The Caribbean islands seem to have been designed for people who never need to sleep. Spending all day in the sun and all night in the bars seems a weary existence, but you'd be hard pressed to find a night where the majority of travelers went to bed before 3 am. Caribbean casinos are all over, waiting patiently for you to try your luck. All in all, the region seems to derive its nightlife from three main sources: gambling, drinking and dancing. Often times these are done in combination with each other, resulting in the sort of atmosphere that your mother once warned you about.
To be fair, there are plenty of places to go if you want to avoid what a Caribbean nightlife vacation has to offer, but there all kinds of things to do after the sun goes down if you wish to seek them out. If you are looking for a hot Caribbean night club, you can find one in just about every major city in the region, but a few islands stick out as particularly heady places to party. The many different styles of dance are on display in the Caribbean night clubs, and all involve a lot of hip movement and active feet. Don't worry - after a few drinks, you certainly won"t be expected to keep up. By that time, the ins and outs of learning calypso seem secondary. Things take to the streets during the weeks that make up Carnival – most every island has a celebration of their own, but Trinidad"s is world-renowned.

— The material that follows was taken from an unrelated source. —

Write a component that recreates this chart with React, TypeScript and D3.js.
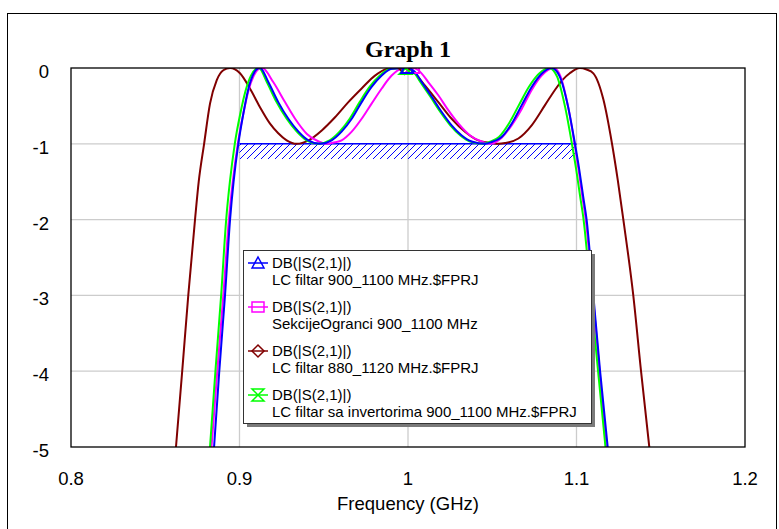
import React from "react";
import * as d3 from "d3";

const title = "Graph 1";
const xTitle = "Frequency (GHz)";
const xTicks = [0.8, 0.9, 1, 1.1, 1.2];
const yTicks = [0, -1, -2, -3, -4, -5];

// LC filtar 900_1100 MHz (blue)
const lc900Freq = [0.8849, 0.888, 0.8914, 0.8944, 0.8965, 0.8993, 0.9023, 0.905, 0.9078, 0.91, 0.9122, 0.9171, 0.923, 0.929, 0.935, 0.9408, 0.9478, 0.9547, 0.9606, 0.9666, 0.9725, 0.9784, 0.9844, 0.9903, 0.9995, 1.004, 1.0081, 1.0141, 1.02, 1.0259, 1.0319, 1.0378, 1.0457, 1.0497, 1.0556, 1.0615, 1.0675, 1.0734, 1.0793, 1.0853, 1.09, 1.095, 1.099, 1.1017, 1.104, 1.106, 1.11, 1.114, 1.1185];
const lc900Db = [-5, -4, -3, -2, -1.5, -1, -0.6, -0.3, -0.1, -0.02, 0, -0.185, -0.45, -0.67, -0.84, -0.954, -1, -0.954, -0.84, -0.67, -0.45, -0.25, -0.1, -0.01, 0, -0.05, -0.185, -0.38, -0.58, -0.756, -0.89, -0.97, -1, -0.976, -0.91, -0.735, -0.49, -0.25, -0.075, 0, -0.11, -0.51, -0.99, -1.35, -1.7, -2, -3, -4, -5];

// SekcijeOgranci 900_1100 MHz (magenta)
const sekcijeFreq = [0.8834, 0.8868, 0.8904, 0.8937, 0.896, 0.899, 0.9023, 0.9053, 0.9085, 0.911, 0.9135, 0.92, 0.927, 0.933, 0.94, 0.947, 0.9517, 0.9567, 0.9606, 0.9666, 0.9725, 0.9784, 0.9844, 0.9903, 0.9963, 1.003, 1.0062, 1.012, 1.018, 1.024, 1.03, 1.0368, 1.0437, 1.0487, 1.0556, 1.0615, 1.0675, 1.0734, 1.0793, 1.0865, 1.0905, 1.095, 1.0988, 1.1013, 1.1035, 1.1055, 1.1097, 1.1137, 1.1175];
const sekcijeDb = [-5, -4, -3, -2, -1.5, -1, -0.6, -0.3, -0.1, -0.02, 0, -0.185, -0.45, -0.67, -0.87, -0.97, -1, -0.98, -0.954, -0.84, -0.67, -0.47, -0.27, -0.1, -0.01, 0, -0.03, -0.185, -0.36, -0.56, -0.735, -0.89, -0.97, -1, -0.92, -0.756, -0.54, -0.29, -0.1, 0, -0.11, -0.51, -0.99, -1.35, -1.7, -2, -3, -4, -5];

// LC filtar 880_1120 MHz (maroon)
const lc880Freq = [0.8623, 0.866, 0.8696, 0.8736, 0.8758, 0.879, 0.8825, 0.8865, 0.8904, 0.8944, 0.9003, 0.9062, 0.912, 0.918, 0.923, 0.928, 0.934, 0.941, 0.949, 0.9567, 0.9646, 0.9725, 0.9804, 0.9883, 0.998, 1.0022, 1.01, 1.018, 1.0259, 1.0338, 1.0417, 1.0497, 1.0536, 1.0576, 1.0655, 1.0734, 1.0813, 1.0872, 1.092, 1.096, 1.102, 1.106, 1.11, 1.116, 1.121, 1.1245, 1.1278, 1.1337, 1.1383, 1.1432];
const lc880Db = [-5, -4, -3, -2, -1.5, -1, -0.47, -0.16, -0.03, 0, -0.07, -0.27, -0.51, -0.73, -0.86, -0.954, -1, -0.954, -0.82, -0.65, -0.45, -0.27, -0.1, -0.01, 0, -0.03, -0.23, -0.45, -0.67, -0.84, -0.954, -0.99, -1, -0.99, -0.93, -0.756, -0.49, -0.29, -0.15, -0.07, 0, -0.02, -0.07, -0.42, -0.99, -1.48, -2, -3, -4, -5];

// LC filtar sa invertorima 900_1100 MHz (green)
const invertFreq = [0.8825, 0.8857, 0.8891, 0.8921, 0.8943, 0.8972, 0.9005, 0.9036, 0.9068, 0.9093, 0.9115, 0.9162, 0.922, 0.928, 0.934, 0.9398, 0.9468, 0.9535, 0.9594, 0.9654, 0.9713, 0.9772, 0.9833, 0.9893, 0.9985, 1.0032, 1.0073, 1.0133, 1.0192, 1.0251, 1.0311, 1.0368, 1.0445, 1.0483, 1.054, 1.0598, 1.0658, 1.0717, 1.0777, 1.0838, 1.0884, 1.0932, 1.0972, 1.0999, 1.1022, 1.1042, 1.1085, 1.1128, 1.1172];
const invertDb = [-5, -4, -3, -2, -1.5, -1, -0.6, -0.3, -0.1, -0.02, 0, -0.185, -0.45, -0.67, -0.84, -0.954, -1, -0.954, -0.84, -0.67, -0.45, -0.25, -0.1, -0.01, 0, -0.05, -0.185, -0.38, -0.58, -0.756, -0.89, -0.97, -1, -0.976, -0.91, -0.735, -0.49, -0.25, -0.075, 0, -0.11, -0.51, -0.99, -1.35, -1.7, -2, -3, -4, -5];

// spec line: -1 dB between 0.9 and 1.1 GHz, hatched down to -1.2
const specFreq = [0.9, 1.1];
const specDb = [-1, -1.2];

const legendNames = [
  "LC filtar 900_1100 MHz.$FPRJ",
  "SekcijeOgranci 900_1100 MHz",
  "LC filtar 880_1120 MHz.$FPRJ",
  "LC filtar sa invertorima 900_1100 MHz.$FPRJ",
];
const measName = "DB(|S(2,1)|)";

const series = [
  { freq: lc900Freq, db: lc900Db, color: "#0000ff", symbol: "triangle" },
  { freq: sekcijeFreq, db: sekcijeDb, color: "#ff00ff", symbol: "square" },
  { freq: lc880Freq, db: lc880Db, color: "#800000", symbol: "diamond" },
  { freq: invertFreq, db: invertDb, color: "#00ff00", symbol: "hourglass" },
];
const drawOrder = [2, 1, 3, 0];

const W = 779;
const H = 529;
const margin = { top: 68, right: 34, bottom: 82, left: 71 };
const font = "'Liberation Sans', Arial, sans-serif";

function symbolPath(kind: string, cx: number, cy: number) {
  const s = 6;
  if (kind === "triangle") return `M${cx - s},${cy + 5}L${cx},${cy - s}L${cx + s},${cy + 5}Z`;
  if (kind === "square") return `M${cx - s},${cy - 5}H${cx + s}V${cy + 5}H${cx - s}Z`;
  if (kind === "diamond") return `M${cx - s},${cy}L${cx},${cy - s}L${cx + s},${cy}L${cx},${cy + s}Z`;
  return `M${cx - s},${cy - s}H${cx + s}L${cx - s},${cy + s}H${cx + s}Z`;
}

export default function App() {
  const x = d3.scaleLinear().domain([0.8, 1.2]).range([margin.left, W - margin.right]);
  const y = d3.scaleLinear().domain([-5, 0]).range([H - margin.bottom, margin.top]);
  const line = d3
    .line<[number, number]>()
    .x((d) => x(d[0]))
    .y((d) => y(d[1]))
    .curve(d3.curveMonotoneX);

  const [x0, x1] = x.range();
  const [yb, yt] = y.range();

  const lg = { x: 243, y: 250, w: 348, h: 173 };

  return (
    <svg
      width={W}
      height={H}
      style={{ position: "absolute", left: 0, top: 0, background: "#fff" }}
      fontFamily={font}
    >
      <defs>
        <clipPath id="plotClip">
          <rect x={x0} y={yt} width={x1 - x0} height={yb - yt} />
        </clipPath>
        <pattern id="hatch" patternUnits="userSpaceOnUse" width={7} height={7}>
          <path d="M-1,8L8,-1" stroke="#0000ff" strokeWidth={1} />
        </pattern>
      </defs>

      <rect x={7.5} y={13.5} width={769} height={530} fill="#fff" stroke="#000" strokeWidth={1} />

      <text x={(x0 + x1) / 2} y={57} textAnchor="middle" fontFamily="'Liberation Serif', 'Times New Roman', serif" fontWeight="bold" fontSize={24}>
        {title}
      </text>

      {/* grid */}
      {xTicks.slice(1, -1).map((t) => (
        <line key={"gx" + t} x1={x(t)} x2={x(t)} y1={yt} y2={yb} stroke="#cccccc" strokeWidth={1.3} />
      ))}
      {yTicks.slice(1, -1).map((t) => (
        <line key={"gy" + t} x1={x0} x2={x1} y1={y(t)} y2={y(t)} stroke="#cccccc" strokeWidth={1.3} />
      ))}

      {/* spec hatch */}
      <g clipPath="url(#plotClip)">
        <rect
          x={x(specFreq[0])}
          y={y(specDb[0])}
          width={x(specFreq[1]) - x(specFreq[0])}
          height={y(specDb[1]) - y(specDb[0])}
          fill="url(#hatch)"
        />
        <line x1={x(specFreq[0])} x2={x(specFreq[1])} y1={y(specDb[0])} y2={y(specDb[0])} stroke="#0000ff" strokeWidth={1.5} />
      </g>

      {/* traces */}
      <g clipPath="url(#plotClip)">
        {drawOrder.map((i) => {
          const s = series[i];
          const pts = s.freq.map((f, k) => [f, s.db[k]] as [number, number]);
          return <path key={"tr" + i} d={line(pts) || ""} fill="none" stroke={s.color} strokeWidth={2} />;
        })}
        {drawOrder.map((i) => {
          const s = series[i];
          const k = d3.minIndex(s.freq, (f) => Math.abs(f - 1));
          return (
            <path key={"mk" + i} d={symbolPath(s.symbol, x(s.freq[k]), y(s.db[k]))} fill="none" stroke={s.color} strokeWidth={2} />
          );
        })}
      </g>

      <rect x={x0} y={yt} width={x1 - x0} height={yb - yt} fill="none" stroke="#000" strokeWidth={1.3} />

      {/* axis labels */}
      {yTicks.map((t) => (
        <text key={"yl" + t} x={49} y={y(t) + 10} textAnchor="end" fontSize={18.5}>
          {t}
        </text>
      ))}
      {xTicks.map((t) => (
        <text key={"xl" + t} x={x(t)} y={485} textAnchor="middle" fontSize={18.5}>
          {String(t)}
        </text>
      ))}
      <text x={(x0 + x1) / 2} y={510} textAnchor="middle" fontSize={18.5}>
        {xTitle}
      </text>

      {/* legend */}
      <rect x={lg.x + 4} y={lg.y + 4} width={lg.w} height={lg.h} fill="#7a7a7a" />
      <rect x={lg.x + 0.5} y={lg.y + 0.5} width={lg.w} height={lg.h} fill="#fff" stroke="#333" strokeWidth={1} />
      {series.map((s, i) => {
        const base = lg.y + 18 + i * 44;
        const cy = base - 5;
        return (
          <g key={"lg" + i}>
            <line x1={lg.x + 5} x2={lg.x + 25} y1={cy} y2={cy} stroke={s.color} strokeWidth={1.5} />
            <path d={symbolPath(s.symbol, lg.x + 15, cy)} fill="none" stroke={s.color} strokeWidth={1.5} />
            <text x={lg.x + 29} y={base} fontSize={15}>
              {measName}
            </text>
            <text x={lg.x + 29} y={base + 17} fontSize={15}>
              {legendNames[i]}
            </text>
          </g>
        );
      })}
    </svg>
  );
}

The main spots to drink and dance the night away are found on where you'd expect them: Aruba caters to the young, hip crowd, with a laundry list of places to make the scene. Caribbean night clubs don"t get much more raucous than those in the main tourist areas of Jamaica, and most every night you can find somewhere playing reggae music until long after the sun comes up. You'd think the locals would get tired of Bob Marley everywhere, but there seems to be little indication that this is the case. Puerto Rico is often overlooked as a prime night spot, but dropping prices have begun to lure many of the spring breakers that normally would've continued further south to Aruba. The Dominican Republic is beginning to stake its claim as a fun place to party, with rollicking clubs staying open until 6 am in Santo Domingo. Cuba comes alive after midnight – and here is where many stateside travelers really cut loose. It"s hard to tell whether this is due to the inherently 'naughty' stigma attached to Cuban travel or from the waves of relief felt after finally cutting through all the red tape necessary to arrive in Havana. Probably both.
Another main selling point to a vacation is the many fine casinos in the Caribbean. Though gambling is illegal on more than a few more islands, many of the world's most impressive casinos can be found on these tiny islands. Aruba is definitely the most famous for its Caribbean casinos, though they are only slightly better than most found on the Dutch islands. Still, the west coast of the island is chock full of architectural wonders that just so happen to accept wagers inside. St. Maarten has laid out a glittering array of them to compete for the tourist dollar with St. Martin. The Great Bay and Sonesta Maho Beach are wonderful examples of all the glitz and excitement of Vegas found in the casinos in the Caribbean. The Dominican casino of Atlantis is possibly the most upscale of all. Jamaica has some of the better casinos in the Caribbean, with the added bonus that they are often less packed than many others found on neighboring islands, since it's widely accepted that if you are going to bother gambling, you'd be wise to hit one of the Dutch islands. Guadeloupe, Antigua, Curacao, Puerto Rico and Martinique also have places to gamble away your time, but they are rarely of the same quality as other Caribbean casinos.